Neg transfer quality question
Posted 15 December 2008 - 05:22 PM
I got some Vision 3 500T transferred to video at a local transfer house. I am happy to report that I found the Vision 3 to be exceptionally forgiving latitude-wise. Nothing to complain about there.
This is the problem: although I shot on a tripod in a windowless room on manual exposure (as in, no change whatsoever of lighting or aperture), in some of my long takes, the contrast/colour/exposure changes jumpily in fits and starts. It almost feels as though someone was manipulating these parameters (dial twiddling?) rather restlessly and aimlessly during the transfer. I have no clue how telecine works, so I have no sense of whether this is an accurate description.
So... is this the fault of the transferrer, and if so, is it considered bad form for a neg transfer to be so visually jumpy? Can transferrers "go backwards" and redo a section when they see a need to revise their initial judgments about colour or contrast? Or do you basically get one chance to get it right?
Not a tragedy, but I am just wonderin'.
Posted 15 December 2008 - 06:04 PM
It almost feels as though someone was manipulating these parameters (dial twiddling?) rather restlessly and aimlessly during the transfer. I have no clue how telecine works, so I have no sense of whether this is an accurate description.
What type of system was it transfered on? Usually a colorist would grade the entire reel then go back and lay it off. Often they'll make a first pass just to place keyframes where the scene changes so it's one less thing to worry about while coloring.
If it's a film chain type transfer then all bets are off as there are several ways what you described could happen.
Posted 16 December 2008 - 01:15 AM
I have found the same with some of my transfers, and only when I've shot in manual mode. The exposure flutters, and is visible more on negative than reversal. The same has occurred in manual mode using different cameras. I do my own transfers with my home brew method, and at first thought it might have been my bulb perhaps not being screwed in tight enough or the motor speed not set correctly for flicker.
Upon further inspection, I found that on reels where I shot scenes with auto exposure and manual, only the manually set scenes showed this behavior.
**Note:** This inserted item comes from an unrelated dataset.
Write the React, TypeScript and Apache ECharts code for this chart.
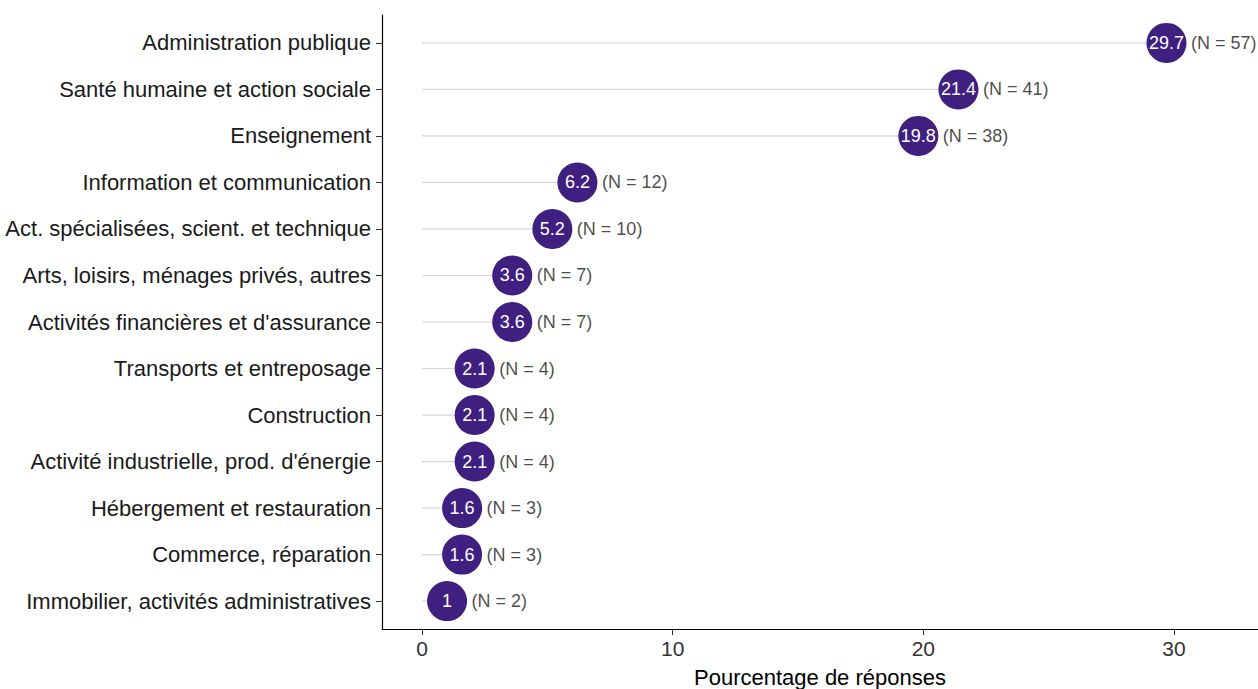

The auto exposure was steady, barring anything entering or changing within the scene (in which case the exposure level varied smoothly, as expected, but not jumpy).
I then remembered how sometimes I would turn on an old radio, and when I would adjust the volume dial, the sound would crackle, and sometimes vary, or even deteriorate until I would turn it from one end to another a bunch of times, then it would improve a bit, at least to hold a steady volume. I was told that this happens with old "pots" due to the age and accumulation of dust within the contacts, in which case "swiping" them by turning them quickly can help.
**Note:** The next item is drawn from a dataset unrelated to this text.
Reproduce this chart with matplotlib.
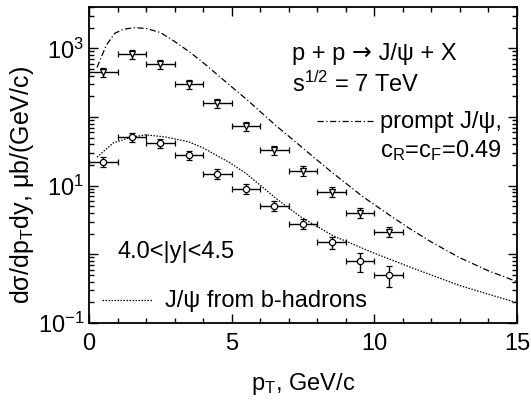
import numpy as np
import matplotlib
matplotlib.use("Agg")
import matplotlib.pyplot as plt
from matplotlib.ticker import LogLocator, MultipleLocator, FuncFormatter
from matplotlib.transforms import offset_copy

plt.rcParams["font.family"] = ["Liberation Sans", "DejaVu Sans"]
plt.rcParams["mathtext.fontset"] = "custom"
plt.rcParams["mathtext.rm"] = "Liberation Sans"
plt.rcParams["mathtext.it"] = "Liberation Sans"
plt.rcParams["mathtext.default"] = "regular"

# measured points, bin centres and half widths
pt_bins = [0.5, 1.5, 2.5, 3.5, 4.5, 5.5, 6.5, 7.5, 8.5, 9.5, 10.5]
pt_halfwidth = [0.5] * 11
prompt_data = [449, 819, 586, 300, 160, 74, 33, 16.5, 8.2, 4.06, 2.15]
prompt_err = [70, 120, 90, 46, 25, 12, 5.2, 2.6, 1.3, 0.7, 0.37]
bhad_data = [22.3, 51, 42, 28, 14.9, 9.05, 5.1, 2.81, 1.49, 0.79, 0.50]
bhad_err = [3.5, 7.5, 6.5, 4.4, 2.4, 1.4, 0.8, 0.45, 0.28, 0.24, 0.17]

# model curves
prompt_curve_x = [0.28, 0.6, 0.9, 1.2, 1.6, 2.0, 2.5, 3.0, 3.55, 4.0, 4.6, 5.0, 5.54,
                  6.0, 6.6, 7.0, 7.86, 8.5, 9.6, 10.5, 11.26, 12.0, 13.0, 14.0, 15.0]
prompt_curve_y = [525, 1100, 1650, 1900, 2000, 1950, 1700, 1260, 870, 620, 380, 275, 178,
                  120, 72, 52.5, 26.3, 15.8, 6.9, 3.8, 2.34, 1.51, 0.89, 0.575, 0.40]
bhad_curve_x = [0.28, 0.85, 1.5, 2.0, 2.7, 3.5, 4.0, 4.95, 5.5, 6.6, 7.4, 8.56,
                9.97, 11.26, 13.0, 14.95]
bhad_curve_y = [26, 42, 51, 55, 51, 43.5, 35.5, 21.4, 15.1, 6.3, 3.55, 1.86,
                1.05, 0.65, 0.35, 0.2]

W, H = 531, 401
fig = plt.figure(figsize=(W / 100, H / 100), dpi=100)
ax = fig.add_axes([89 / W, 1 - 323 / H, (517 - 89) / W, (323 - 7) / H])

ax.plot(prompt_curve_x, prompt_curve_y, color="black", lw=0.9, dashes=(5, 2, 1, 2))
ax.plot(bhad_curve_x, bhad_curve_y, color="black", lw=0.9, dashes=(1.2, 1.2))

ax.errorbar(pt_bins, prompt_data, xerr=pt_halfwidth, yerr=prompt_err, fmt="v",
            mfc="white", mec="black", ms=5, mew=0.9, ecolor="black", elinewidth=1.0,
            capsize=2.5, capthick=1.0)
ax.errorbar(pt_bins, bhad_data, xerr=pt_halfwidth, yerr=bhad_err, fmt="o",
            mfc="white", mec="black", ms=4.5, mew=0.9, ecolor="black", elinewidth=1.0,
            capsize=2.5, capthick=1.0)

ax.set_yscale("log")
ax.set_xlim(0, 15)
ax.set_ylim(0.1, 4000)
ax.xaxis.set_major_locator(MultipleLocator(5))
ax.xaxis.set_minor_locator(MultipleLocator(1))
ax.yaxis.set_major_locator(LogLocator(base=10, numticks=20))
ax.yaxis.set_minor_locator(LogLocator(base=10, subs=np.arange(2, 10), numticks=20))


def ylab(v, pos):
    e = int(round(np.log10(v)))
    if e % 2 == 1 or e == -1:
        return r"$10^{%d}$" % e
    return ""


ax.yaxis.set_major_formatter(FuncFormatter(ylab))
ax.tick_params(which="both", direction="in", top=True, right=True, labelsize=17, width=1.0)
ax.tick_params(which="major", length=6.5)
ax.tick_params(which="minor", length=3.5)
ax.tick_params(axis="x", pad=7)
for s in ax.spines.values():
    s.set_linewidth(1.3)

ax.set_xlabel(r"p$_T$, GeV/c", fontsize=17, labelpad=12)
ax.set_ylabel(r"dσ/dp$_T$dy, μb/(GeV/c)", fontsize=18)
ax.yaxis.set_label_coords((36 - 89) / 428, (323 - 185) / 316)

fs = 17
# reaction line: wider arrow glyph taken from DejaVu Sans
renderer = fig.canvas.get_renderer()
t1 = fig.text(292 / W, 1 - 60 / H, "p + p ", fontsize=fs, va="baseline")
w1 = t1.get_window_extent(renderer).width
t2 = fig.text(292 / W, 1 - 60 / H, "→", fontsize=fs, va="baseline", family="DejaVu Sans",
              transform=offset_copy(fig.transFigure, fig=fig, x=w1, y=0, units="dots"))
w2 = t2.get_window_extent(renderer).width
fig.text(292 / W, 1 - 60 / H, " J/ψ + X", fontsize=fs, va="baseline",
         transform=offset_copy(fig.transFigure, fig=fig, x=w1 + w2, y=0, units="dots"))

fig.text(292 / W, 1 - 92 / H, r"s$^{1/2}$ = 7 TeV", fontsize=fs, va="baseline")
fig.text(380 / W, 1 - 128 / H, "prompt J/ψ,", fontsize=fs, va="baseline")
fig.text(380 / W, 1 - 157 / H, r"c$_R$=c$_F$=0.49", fontsize=fs, va="baseline")
fig.text(118 / W, 1 - 258 / H, "4.0<|y|<4.5", fontsize=fs, va="baseline")
fig.text(165 / W, 1 - 307 / H, "J/ψ from b-hadrons", fontsize=fs, va="baseline")
fig.add_artist(plt.Line2D([317 / W, 373 / W], [1 - 121 / H, 1 - 121 / H], color="black",
                          lw=0.9, dashes=(5, 2, 1, 2)))
fig.add_artist(plt.Line2D([102 / W, 153 / W], [1 - 300 / H, 1 - 300 / H], color="black",
                          lw=0.9, dashes=(1.2, 1.2)))

fig.savefig("out.png", dpi=100)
Could the same occur with these camera's? In setting it to manual, exposure is controlled by the position of the circular contact within the exposure knob, whereas in auto, I'm assuming the internal electronics take over the metering, and therefore not subject to the condition of the "pots". I wonder sometimes if it can be fluttering due to its deteriorated condition and/or the vibrations of the motor when transmitted to them while shooting.
All guesswork and theory on my part, I'm sure a camera tech would have a better answer.